With changing U.S. military policy and a gradual downsizing of the number of bases overseas in the past 15 years, foreign policy analyst Daniel Widome says “large, full-service bases that serve as year-round hosts for U.S. military units” are falling out of favor.  Instead, he told USINFO, “smaller, more bare-bones facilities that may not even be occupied on a continual basis are becoming more commonplace.”

There is a shift away from huge bases requiring substantial supporting infrastructure to smaller cooperative security locations, which depend more on host-nation support. The Air Force, for example, has contingency access at an air base in Dakar, Senegal, and used it to help evacuate U.S. and other diplomats from Liberia in 2003.
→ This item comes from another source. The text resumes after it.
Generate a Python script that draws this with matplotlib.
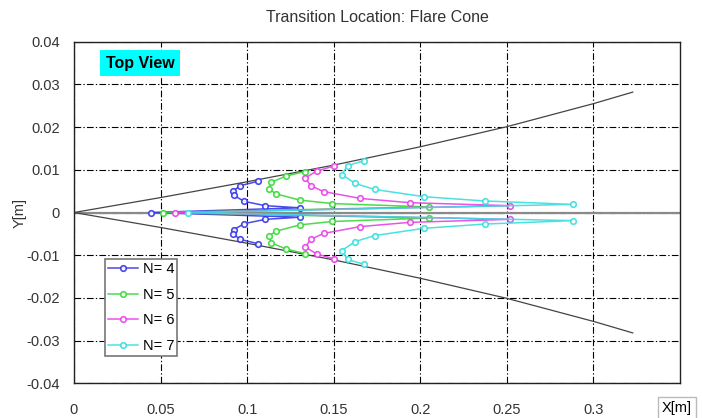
import matplotlib
matplotlib.use("Agg")
import matplotlib.pyplot as plt
import numpy as np

plt.rcParams['font.family'] = ['Liberation Sans', 'DejaVu Sans']

# flare cone outline (upper edge), mirrored below
cone_x = [0, 0.05, 0.1, 0.15, 0.2, 0.25, 0.3, 0.3227]
cone_r = [0, 0.0035, 0.0072, 0.0111, 0.0154, 0.0201, 0.0255, 0.0282]

# transition fronts, upper branch from cone surface inward, then nose point on axis
n4_x = [0.1062, 0.0961, 0.0917, 0.0923, 0.0984, 0.1105, 0.1304]
n4_y = [0.0073, 0.0063, 0.0050, 0.0040, 0.0026, 0.0016, 0.0011]
n4_nose = 0.0444

n5_x = [0.1333, 0.1222, 0.1140, 0.1127, 0.1165, 0.1304, 0.1492, 0.2050]
n5_y = [0.0096, 0.0085, 0.0071, 0.0055, 0.0044, 0.0029, 0.0021, 0.0013]
n5_nose = 0.0513

n6_x = [0.1502, 0.1401, 0.1337, 0.1366, 0.1442, 0.1653, 0.1940, 0.2516]
n6_y = [0.0109, 0.0097, 0.0081, 0.0063, 0.0049, 0.0033, 0.0023, 0.0016]
n6_nose = 0.0585

n7_x = [0.1673, 0.1580, 0.1547, 0.1624, 0.1737, 0.2021, 0.2374, 0.2880]
n7_y = [0.0121, 0.0110, 0.0089, 0.0068, 0.0054, 0.0037, 0.0027, 0.0019]
n7_nose = 0.0657

series = [("N= 4", n4_x, n4_y, n4_nose, "#3535e8"),
          ("N= 5", n5_x, n5_y, n5_nose, "#38d838"),
          ("N= 6", n6_x, n6_y, n6_nose, "#e840e8"),
          ("N= 7", n7_x, n7_y, n7_nose, "#38dede")]

fig = plt.figure(figsize=(7.02, 4.18), dpi=100)
ax = fig.add_axes([0.1054, 0.083, 0.8633, 0.8172])

ax.plot([0, 0.35], [0, 0], color="#8a8a8a", lw=1.6, zorder=2)
ax.plot(cone_x, cone_r, color="#444444", lw=0.9, zorder=2)
ax.plot(cone_x, [-r for r in cone_r], color="#444444", lw=0.9, zorder=2)

for label, xs, ys, nose, col in series:
    px = list(xs) + [nose] + list(xs[::-1])
    py = list(ys) + [0] + [-v for v in ys[::-1]]
    ax.plot(px, py, color=col, lw=1.1, marker="o", ms=4, mfc="white",
            mec=col, mew=1.2, label=label, zorder=3, alpha=0.9)

ax.set_xlim(0, 0.35)
ax.set_ylim(-0.04, 0.04)
ax.set_xticks([0, 0.05, 0.1, 0.15, 0.2, 0.25, 0.3])
ax.set_xticklabels(["0", "0.05", "0.1", "0.15", "0.2", "0.25", "0.3"])
yt = [-0.04, -0.03, -0.02, -0.01, 0, 0.01, 0.02, 0.03, 0.04]
ax.set_yticks(yt)
ax.set_yticklabels(["-0.04", "-0.03", "-0.02", "-0.01", "0", "0.01", "0.02", "0.03", "0.04"])
ax.tick_params(length=0, labelsize=10.5, colors="#333333")
ax.tick_params(axis="x", pad=14)
ax.tick_params(axis="y", pad=10)
ax.grid(True, color="black", lw=0.8, linestyle=(0, (6, 2, 1.2, 2)), zorder=1)
for s in ax.spines.values():
    s.set_color("#222222")
    s.set_linewidth(1.0)

ax.set_title("Transition Location: Flare Cone", fontsize=11.5, color="#333333", pad=14)
ax.set_ylabel("Y[m]", fontsize=10.5, color="#333333", labelpad=0)

ax.text(0.109, 0.937, "Top View", transform=ax.transAxes, fontsize=11.5,
        fontweight="bold", ha="center", va="center", zorder=5,
        bbox=dict(boxstyle="square,pad=0.35", fc="#00ffff", ec="none"))

leg = ax.legend(loc="lower left", bbox_to_anchor=(0.051, 0.08), fontsize=10.5,
                handlelength=2.1, borderpad=0.2, labelspacing=0.8,
                handletextpad=0.3, fancybox=False, framealpha=1,
                edgecolor="#777777", borderaxespad=0)
leg.get_frame().set_linewidth(1.2)

fig.text(0.9645, 0.024, "X[m]", fontsize=10.5, ha="center", va="center",
         bbox=dict(boxstyle="square,pad=0.25", fc="white", ec="#bbbbbb"))

fig.savefig("out.png", dpi=100)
A limited number of U.S. military personnel might be located, alternatively, at forward operating sites ready to respond to trouble anywhere from the Western Hemisphere to Africa.  Soto Cano Air Base in Honduras is an example of such an approach.

Although the need for base access has diminished in Western Europe, there are new requirements in Eastern Europe.  For example, in 2006, the United States signed agreements with Bulgaria and Romania for access to facilities and training as part of the Eastern European Task Force. (See related article.)

In some cases, proximity to an American base provides a local window to host-nation forces to observe civil-military relations and to demonstrate how respect for human rights is critical to a functioning democracy.  It also offers the chance to carry out realistic peacekeeping training scenarios or to collaborate in defusing regional conflict before it spirals out of control leaving behind failed nations.


Besides engagement, deterrence and maintaining a U.S. presence, 34 major U.S. military bases (those worth more than $800 million with hundreds of personnel assigned) enable quick-reaction forces to respond to a crisis or natural disaster ranging from earthquakes in Iran and Pakistan to tsunami devastation or landslides in Asia.  Bases give the U.S. military the flexibility to respond rapidly to any contingency within a theater of operation or across regions as needed whether for humanitarian relief or defensive purposes.

Former Deputy Defense Secretary Paul Wolfowitz said fast response time, as the United States demonstrated in quickly aiding tsunami-stricken countries in the Indian Ocean, would not have been possible without long-term, pre-existing working relationships with militaries in South and Southeast Asia.

Addressing requirements in Asia, Under Secretary of Defense Ryan Henry told members of Congress in 2006,  “We would like to have enough capability forward and provide enough stability in the region that other countries won’t feel that it is necessary to build up their militaries” for defensive or offensive purposes.

A key component of the U.S. National Security Strategy is focused on strengthening the role of U.S. allies and building and sustaining partnerships to deal with existing and emerging threats, from terrorism to smuggling weapons of mass destruction.

The Defense Department, Widome says, is placing greater emphasis on military relationships as opposed to formal bases because they facilitate access but avoid the expense and vulnerability of bases.